Below are the engagement signals teams look at most often, what they are good for, and what they can hide if you do not also read the conversation.

 

 

On their own, these metrics answer basic questions about reach and reaction. They do not explain what people mean. A spike in comments can be excitement, confusion, or pushback. A high save rate can be genuine interest or hesitation.

Social listening helps you understand why a metric moved. You can see which concerns keep coming up, what benefits people repeat in their own words, and what’s slowing the campaign down. That’s the difference between reporting performance and improving it.

 

 

How to Use Social Listening for Influencer Marketing Before, During, and After a Campaign

Social listening is most useful when you tie it to points where you can still make changes. If you wait until the recap, you’re just explaining what happened.

 

Before Posts Go Live

The goal here is to walk into launch with fewer surprises.

What to monitor

  • Common questions and objections in the category

  • Words people use for the outcome they want

  • Competitor mentions and “dupe” language

  • Early reactions to preview content, even at low volume

What to do with it

  • Add one or two clear talking points to the creator brief

  • Draft simple answers creators can use in comments

  • Choose creators who already speak to the top concern naturally

When Influencer Posts Start Going Live

This is when confusion can spread fast if the message is not clear.

What to monitor

  • Repeat comment themes across multiple creators

  • Intent questions like “Is it worth it” or “Which shade”

  • Confusion about use, fit, or purpose

  • Tone shifts in the first one to three days

What to do with it

  • Update the brief for the next wave with one clear emphasis

  • Add a support format like a quick demo or close-up

  • Put spend behind posts where comments show clearer intent

 

 

While the Campaign Is Active

Steady engagement can hide fatigue. Comments tell you when the campaign is starting to wear out.

What to monitor

  • Whether comments add detail or keep repeating short reactions

  • Sarcasm or dismissive language

  • Objections that start dominating

  • New concerns once more people try the product

What to do with it


  • Shift toward proof formats like wear tests or routines
  • Rotate creators and angles to avoid repetition

  • Tighten targeting so you don’t amplify the wrong tone

 




After Posting Ends

This is where social listening becomes a planning tool.

What to monitor

  • Phrases people repeat without being prompted

  • Concerns that persist after the campaign ends

  • How long campaign language sticks around once spend drops

  • Whether competitor mentions increase or fade

What to do with it

  • Update creator selection criteria based on comment quality, not only reach
  • Save proven audience language for future briefs

 

 

Applying Engagement and Social Listening Insights in Real Time

Once you can see both reaction and conversation, you can make changes that protect performance while a campaign is still running. UGC engagement sentiment helps you tell whether reactions are excitement, hesitation, confusion, or pushback, without guessing from a handful of comments.

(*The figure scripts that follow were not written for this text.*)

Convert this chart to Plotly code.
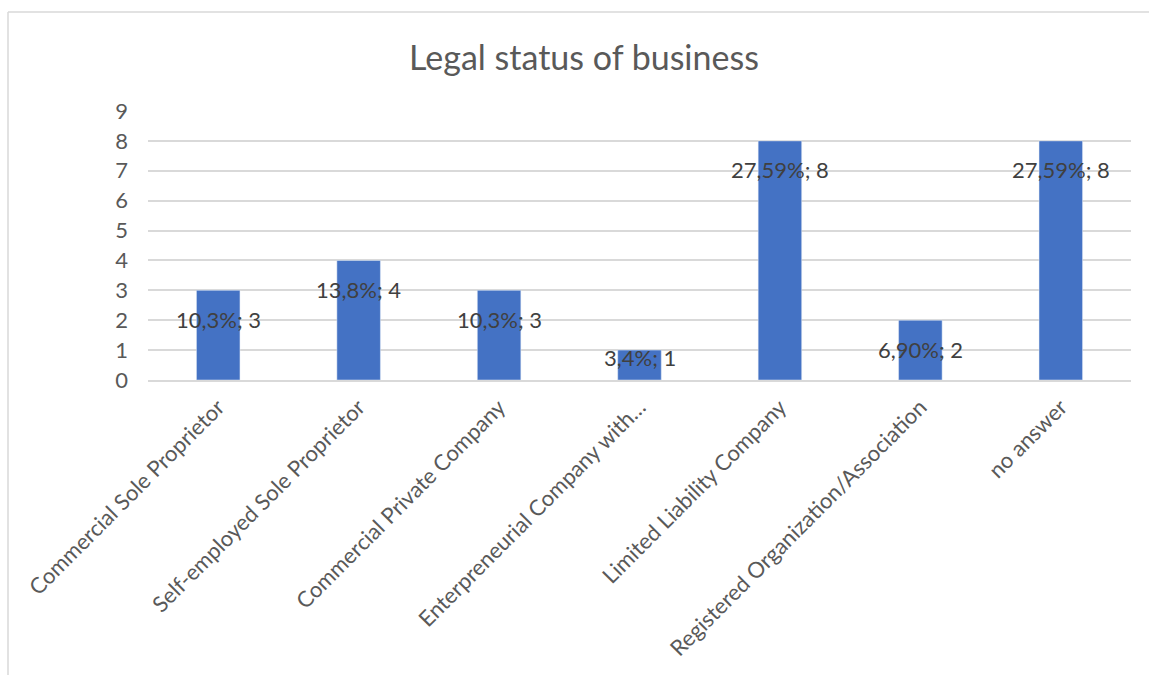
import plotly.graph_objects as go

categories = [
    "Commercial Sole Proprietor",
    "Self-employed Sole Proprietor",
    "Commercial Private Company",
    "Enterpreneurial Company with…",
    "Limited Liability Company",
    "Registered Organization/Association",
    "no answer",
]
counts = [3, 4, 3, 1, 8, 2, 8]
percent_labels = ["10,3%", "13,8%", "10,3%", "3,4%", "27,59%", "6,90%", "27,59%"]
y_ticks = [0, 1, 2, 3, 4, 5, 6, 7, 8, 9]

W, H = 1149, 675
ML, MR, MT, MB = 148, 18, 111, 295
plot_h = H - MT - MB
px_per_unit = plot_h / 9.0

FONT = "Lato"
fig = go.Figure()
fig.add_trace(go.Bar(
    x=categories, y=counts, marker_color="#4472C4", width=0.31,
    hoverinfo="x+y",
))

for c, v, p in zip(categories, counts, percent_labels):
    shift = -min(29, v * px_per_unit - 22)
    fig.add_annotation(x=c, y=v, text=f"{p}; {v}", showarrow=False,
                       yshift=shift, yanchor="middle",
                       font=dict(family=FONT, size=22, color="#404040"))

# outer chart border (left and top visible)
pw = W - ML - MR
x_left = (8 - ML) / pw
y_top = (H - MB - 12) / plot_h
fig.add_shape(type="line", xref="paper", yref="paper", x0=x_left, x1=x_left,
              y0=y_top, y1=-3, line=dict(color="#D9D9D9", width=1.5))
fig.add_shape(type="line", xref="paper", yref="paper", x0=x_left, x1=2,
              y0=y_top, y1=y_top, line=dict(color="#D9D9D9", width=1.5))

fig.update_layout(
    width=W, height=H,
    margin=dict(l=ML, r=MR, t=MT, b=MB),
    paper_bgcolor="white", plot_bgcolor="white",
    title=dict(text="Legal status of business", x=584 / W, xanchor="center",
               y=1 - 58 / H, yanchor="middle",
               font=dict(family=FONT, size=34, color="#595959")),
    showlegend=False,
    bargap=0.69,
    xaxis=dict(tickangle=-45, showgrid=False, showline=True, linecolor="#D9D9D9",
               linewidth=1.5, tickfont=dict(family=FONT, size=22, color="#595959"),
               ticks="", ticklabelstandoff=4),
    yaxis=dict(range=[0, 9], tickvals=y_ticks, showgrid=True, gridcolor="#D9D9D9",
               gridwidth=1.5, zeroline=False, showline=False,
               tickfont=dict(family=FONT, size=22, color="#595959"),
               ticklabelstandoff=19),
)

fig.write_html("out.html", config={"displayModeBar": False},
               post_script="document.body.style.margin='0';document.body.style.overflow='hidden';")
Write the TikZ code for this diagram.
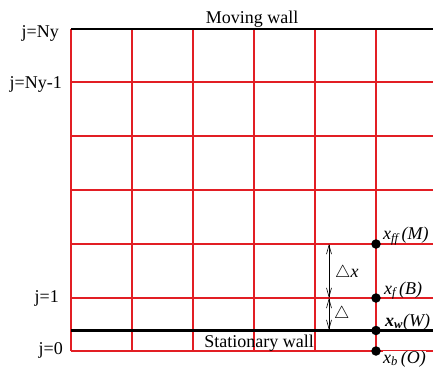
\documentclass[tikz,border=0pt]{standalone}
\usepackage{fontspec}
\setmainfont{Liberation Serif}
\usetikzlibrary{arrows.meta}
\definecolor{gridred}{RGB}{226,30,36}
\begin{document}
\begin{tikzpicture}[x=1pt,y=-1pt,
  gridline/.style={draw=gridred,line width=1.1pt},
  wall/.style={draw=black,line width=#1},
  lbl/.style={inner sep=0pt,font=\fontsize{18}{21}\selectfont},
  ptdot/.style={circle,fill=black,inner sep=0pt,minimum size=9.5pt},
  dimarrow/.style={line width=0.6pt,{Straight Barb[length=9pt,width=5pt]}-{Straight Barb[length=9pt,width=5pt]}}]
\useasboundingbox (0,0) rectangle (433,367);
% vertical grid lines
\foreach \x in {71,132,193,254,315,376}
  \draw[gridline] (\x,29) -- (\x,351);
% horizontal grid lines
\foreach \y in {82,136,190,244,298,351}
  \draw[gridline] (71,\y) -- (433,\y);
% walls
\draw[wall=1.6pt] (71,29) -- (433,29);
\draw[wall=2.6pt] (71,330.5) -- (433,330.5);
% wall labels
\node[lbl,anchor=base] (mw) at (252,23) {Moving wall};
\node[lbl,anchor=base] (sw) at (259,347) {Stationary wall};
% j labels
\node[lbl,anchor=east] (jNy) at (59,33.5) {j=Ny};
\node[lbl,anchor=east] (jNy1) at (62,84) {j=Ny-1};
\node[lbl,anchor=east] (j1) at (59,298) {j=1};
\node[lbl,anchor=east] (j0) at (63,350) {j=0};
% points
\node[ptdot] (M) at (376,244) {};
\node[ptdot] (B) at (376,298) {};
\node[ptdot] (W) at (376,330.5) {};
\node[ptdot] (O) at (376,351) {};
% point labels
\node[lbl,anchor=base west] (lM) at (383,239.5) {\textit{x\textsubscript{ff}\,(M)}};
\node[lbl,anchor=base west] (lB) at (384,294) {\textit{x\textsubscript{f}\,(B)}};
\node[lbl,anchor=base west] (lW) at (385,326) {\textbf{\textit{x\textsubscript{w}}}\textit{(W)}};
\node[lbl,anchor=base west,fill=white,inner sep=0pt] (lO) at (383,363) {\textit{x\textsubscript{b}\,(O)}};
% dimension arrows
\coordinate (a1) at (329,244);
\coordinate (a2) at (329,298);
\coordinate (a3) at (329,330);
\draw[dimarrow] (a1) -- (a2);
\draw[dimarrow] (a2) -- (a3);
\node[lbl,anchor=west] (dx) at (335,273) {$\triangle$\textit{x}};
\node[lbl,anchor=west] (d) at (334,314) {$\triangle$};
\end{tikzpicture}
\end{document}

The key is to treat repeated comment themes as a signal.

 

Pattern: Comments Focus on Price

What it usually means
People are interested, but deciding whether the value is there.

What to change

  • Ask creators to lead with value and practicality, not hype

  • Add proof formats like wear tests, close-ups, or “how long this lasted” checks

  • Shift amplification toward creators whose comments show practical intent questions

 

 

Pattern: Comments Focus on Shade Match or Inclusivity

What it usually means
Fit and representation are central to the decision.

What to change

  • Adjust creator mix and creative direction so more viewers can see themselves in the content

  • Prioritize swatch and application formats that answer questions quickly

  • Amplify posts where the comment section shows clearer choice and fewer repeated questions

 

Pattern: Comments Show Confusion About Use

What it usually means
Interest is there, but the message is not landing clearly.

What to change

  • Tighten the first few seconds so the use case is obvious

  • Add one short “how to use it” asset to the content mix

  • Update the brief so creators include one clear use-case sentence in their own words

 

 

Pattern: Competitor Mentions Spike

What it usually means
People are comparison shopping in the category.

What to change

  • Decide whether to address comparisons directly or keep the focus on fit and use case

  • Emphasize the feature people keep comparing, such as wear time or finish

  • Use formats that show differences quickly, like short demos or routine placement

 

Pattern: Tone Turns Skeptical While Engagement Stays High

What it usually means
The campaign may be overexposed, or the message is attracting the wrong audience.

What to change

  • Pull back amplification on the posts driving the wrong tone

  • Rotate creators and angles so the content does not feel repetitive

  • Focus spend on relevance, not reach, so the comments stay useful and specific

 

 

Rare Beauty vs. Fenty Beauty: what social listening helps you catch early

Both Rare Beauty and Fenty Beauty can pull strong engagement. The difference shows up when you read the comments. One campaign can drive “this is for me” language and confident buying questions. Another can drive lots of reactions but very little meaning behind them.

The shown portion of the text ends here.